Count the lines below that contain the word "this", and reply with that number alone.

-- -- --

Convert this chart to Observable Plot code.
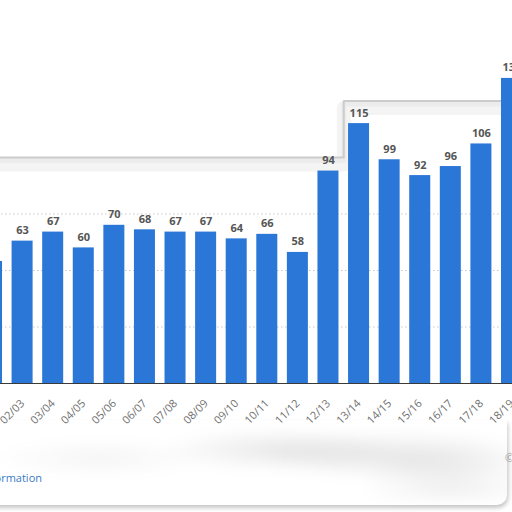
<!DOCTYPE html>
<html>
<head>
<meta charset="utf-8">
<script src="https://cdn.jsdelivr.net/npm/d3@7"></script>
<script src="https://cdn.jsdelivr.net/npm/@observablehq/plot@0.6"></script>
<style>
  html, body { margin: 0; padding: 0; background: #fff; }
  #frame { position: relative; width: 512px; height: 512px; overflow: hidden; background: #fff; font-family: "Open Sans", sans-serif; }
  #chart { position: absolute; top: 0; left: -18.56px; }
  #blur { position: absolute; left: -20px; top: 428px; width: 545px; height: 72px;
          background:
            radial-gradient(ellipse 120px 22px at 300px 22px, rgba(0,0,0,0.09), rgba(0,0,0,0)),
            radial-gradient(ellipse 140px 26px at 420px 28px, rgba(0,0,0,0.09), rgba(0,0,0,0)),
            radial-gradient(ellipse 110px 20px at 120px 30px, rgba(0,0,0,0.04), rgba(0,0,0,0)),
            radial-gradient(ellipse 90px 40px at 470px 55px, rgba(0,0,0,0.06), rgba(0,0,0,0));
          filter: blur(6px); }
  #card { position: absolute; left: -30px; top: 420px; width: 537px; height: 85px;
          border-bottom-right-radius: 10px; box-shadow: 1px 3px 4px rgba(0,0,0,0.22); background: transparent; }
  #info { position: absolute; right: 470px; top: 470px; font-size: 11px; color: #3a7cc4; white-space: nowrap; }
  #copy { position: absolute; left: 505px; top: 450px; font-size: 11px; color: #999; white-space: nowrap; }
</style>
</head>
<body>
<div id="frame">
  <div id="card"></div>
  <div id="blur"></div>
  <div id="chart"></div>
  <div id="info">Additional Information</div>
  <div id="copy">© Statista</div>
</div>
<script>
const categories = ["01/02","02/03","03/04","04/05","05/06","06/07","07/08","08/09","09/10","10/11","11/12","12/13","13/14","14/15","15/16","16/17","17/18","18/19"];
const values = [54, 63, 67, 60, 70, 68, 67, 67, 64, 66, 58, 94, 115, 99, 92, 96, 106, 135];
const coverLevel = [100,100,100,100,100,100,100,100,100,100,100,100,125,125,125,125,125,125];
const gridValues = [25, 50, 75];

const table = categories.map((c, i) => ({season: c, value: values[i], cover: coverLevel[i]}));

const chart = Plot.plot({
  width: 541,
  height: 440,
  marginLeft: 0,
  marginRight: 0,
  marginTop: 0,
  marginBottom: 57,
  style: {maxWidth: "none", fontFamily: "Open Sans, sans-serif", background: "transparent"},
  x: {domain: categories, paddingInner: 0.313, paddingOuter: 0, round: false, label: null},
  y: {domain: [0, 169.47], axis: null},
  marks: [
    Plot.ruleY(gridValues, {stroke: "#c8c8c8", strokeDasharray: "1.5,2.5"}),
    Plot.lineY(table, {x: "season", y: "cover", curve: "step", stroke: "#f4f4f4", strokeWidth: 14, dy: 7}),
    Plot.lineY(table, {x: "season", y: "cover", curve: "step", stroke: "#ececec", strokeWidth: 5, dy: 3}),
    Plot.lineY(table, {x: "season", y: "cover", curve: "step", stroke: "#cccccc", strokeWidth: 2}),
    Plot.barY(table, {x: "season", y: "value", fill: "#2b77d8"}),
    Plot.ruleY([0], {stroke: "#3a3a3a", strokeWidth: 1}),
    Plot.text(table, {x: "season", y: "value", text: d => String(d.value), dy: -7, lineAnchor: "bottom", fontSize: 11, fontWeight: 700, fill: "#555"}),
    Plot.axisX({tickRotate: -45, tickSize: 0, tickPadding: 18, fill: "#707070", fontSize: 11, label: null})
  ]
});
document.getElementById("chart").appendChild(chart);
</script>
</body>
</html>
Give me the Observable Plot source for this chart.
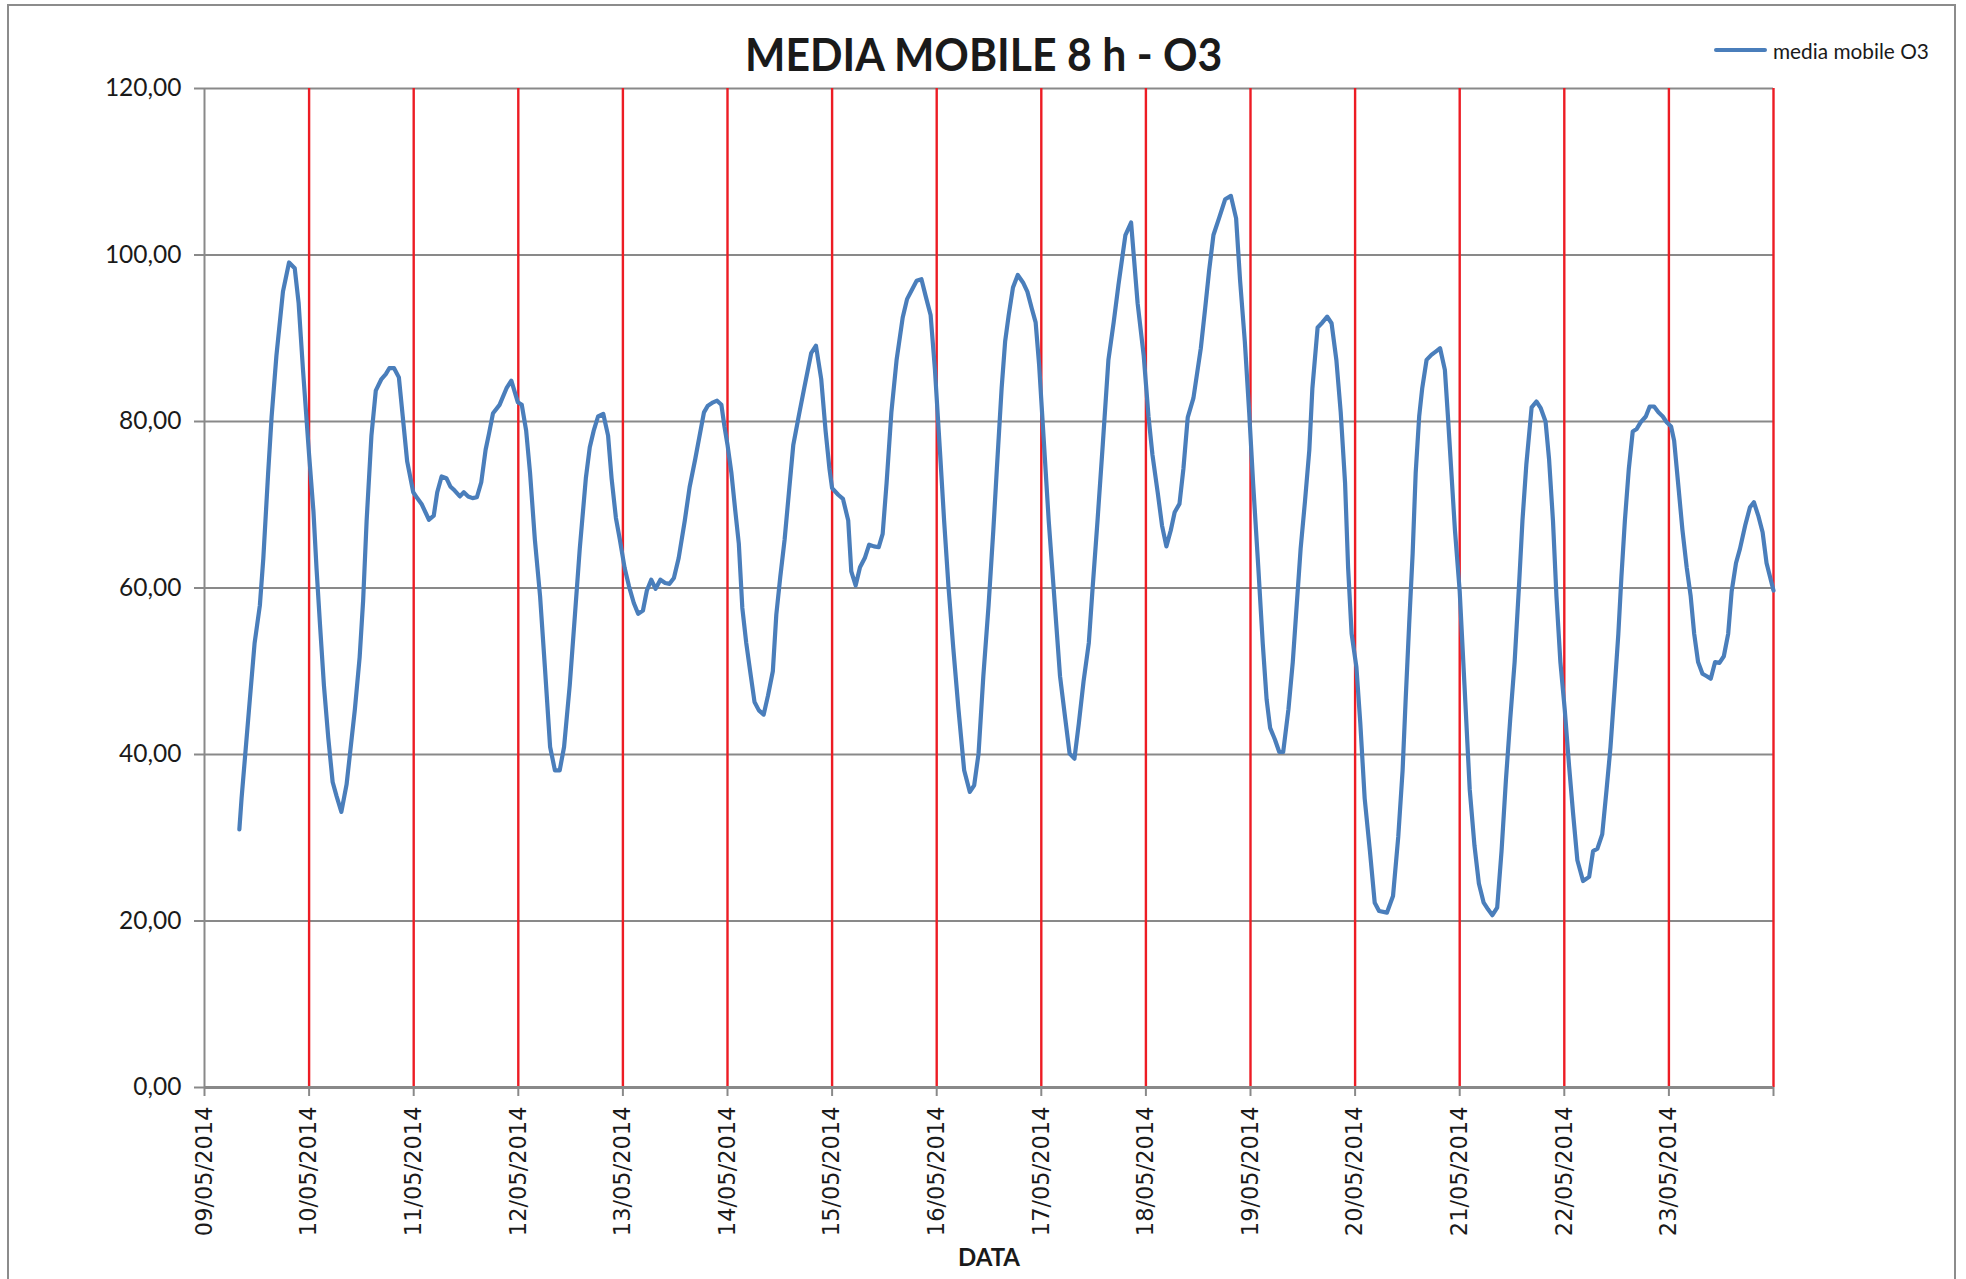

-- -- --

_Output of the task:_
2